A experiência decorreu no dia 5 de maio ao início da tarde e contou com a particularidade de envolver dois cirurgiões que se encontravam em países diferentes. Mas como explica a Fundação Champalimaud, a barreira física foi colmatada com a tecnologia, que permitiu ao “cirurgião-supervisor” estar “mesmo ao pé” do “cirurgião-executante”. A operação envolveu óculos, realidade aumentada, 5G e software de ponta. Mas por partes.
O que aconteceu:
- Nesta quinta-feira, o cirurgião Pedro Gouveia entrou no bloco operatório da Unidade da Mama da Fundação Champalimaud, em Lisboa, e iniciou uma cirurgia de cancro da mama.
- Ao espanhol Rogelio Andrés-Luna, outro cirurgião da mesma unidade, cabia a missão de assistir à operação de maneira a fornecer a Pedro Gouveia informação complementar.
Até aqui, nada de muito anormal. Mas a realidade é que de “normal” esta sessão teve muito pouco. É que Rogelio Andrés-Luna estava um pouco longe da ação. Mais concretamente, estava a 900 km do bloco operatório onde estava a decorrer a cirurgia, pois estava no palco do Congresso da Associação Espanhola de Cirurgiões da Mama (AECIMA), que decorre de 5 a 7 de maio na Faculdade de Medicina da Faculdade de Zaragoza.
O que fazia por lá? A fazer precisamente uma demonstração desta inédita forma de supervisão cirúrgica remota.
A geografia
- Em Lisboa, Pedro Gouveia estava equipado com óculos de realidade mista (Hololens 2, desenvolvidos pela Microsoft) — que permitem ao cirurgião ver “o mundo real à sua volta” e simultaneamente ter acesso a “informações projetadas sobre as lentes especiais, tal e qual a viseira do capacete de um piloto militar”.
- Em Zaragoza, Rogelio Andrés-Luna tinha apenas um único instrumento de trabalho: um computador portátil ligado aos óculos de Pedro Gouveia (Hololens) através de um dos browser, mas com recurso a um software dedicado, desenvolvido pela empresa alemã remAID.
A tecnologia
Claro que uma intervenção destas só podia acontecer com a tecnologia adequada uma vez que existem várias questões técnicas que é preciso ter em conta. Há dados a serem partilhados ao segundo, vídeos a serem transmitidos em tempo real. Por outras palavras, uma simples conexão rápida de Internet/Wi-Fi não chega.

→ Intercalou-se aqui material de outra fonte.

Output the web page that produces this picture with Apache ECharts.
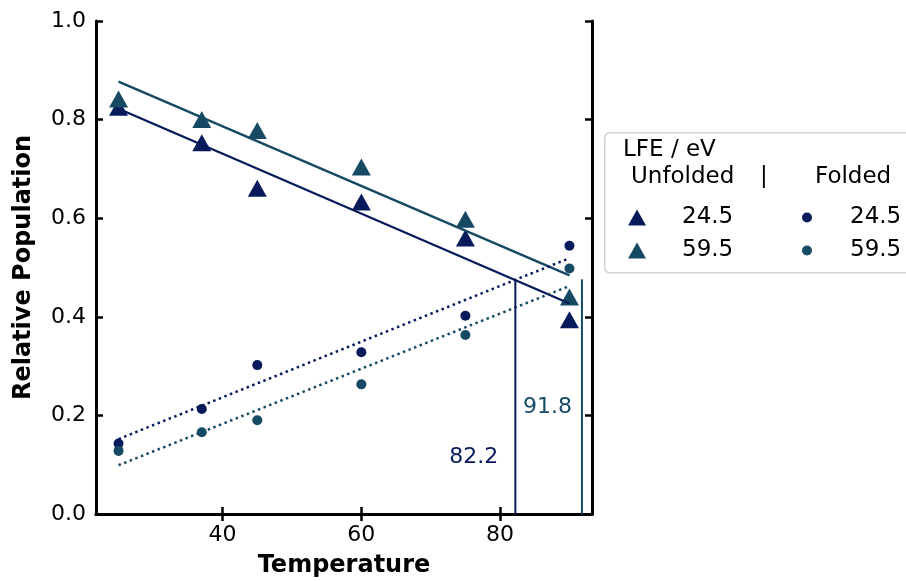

Como dá conta a Fundação Champalimaud, foi preciso assegurar que as ações delicadas de ambos os cirurgiões estavam sincronizadas sem que existisse um desfasamento temporal (“latência”) de vários segundos entre o que um estava a fazer e o que o outro estava a ver. E é aqui que entra a tecnologia 5G (neste caso via rede privada 5G da Altice Portugal, associada à Movistar em Espanha).
- Ponto-chave. O cirurgião Pedro Gouveia sumariza a importância desta tecnologia afirmando que esta intervenção só foi possível graças ao 5G, uma vez que “pulveriza a latência”.
Durante a operação
Contornada a questão da latência, o cirurgião espanhol conseguia ver através das Hololens exatamente o mesmo que o seu congénere português. Mais, além disto, conseguia, por exemplo, através do seu computador enviar pequenos vídeos de cirurgias semelhantes já realizadas ou até fazer um traço azul a indicar o local escolhido para fazer a incisão inicial.
“Realizamos a primeira experiência no mundo de utilização, ao vivo e em direto, daquilo a que se dá o nome de ‘remote proctoring’, durante uma cirurgia de cancro da mama”, explica Pedro Gouveia, citado em comunicado.
O futuro
O cirurgião português considera que esta experiência é apenas um primeiro passo (“uma prova de conceito”) que poderá mudar a forma como se fazem operações e se ensina os próximos cirurgiões. Não só porque é mais uma ferramenta mais realista ao dispor dos estudantes, mas também é uma maneira de prestar apoio aos profissionais que estão em início de carreira.
Todavia, apesar de ser um passo importante, é apenas o início. Para Pedro Gouveia, a sala de operações no futuro será uma “sala multimédia” e para lá se chegar é preciso esperar. “Ainda temos de validar metodologias, fazer mais cirurgias, identificar obstáculos, optimizar os óculos de realidade aumentada…”, conclui.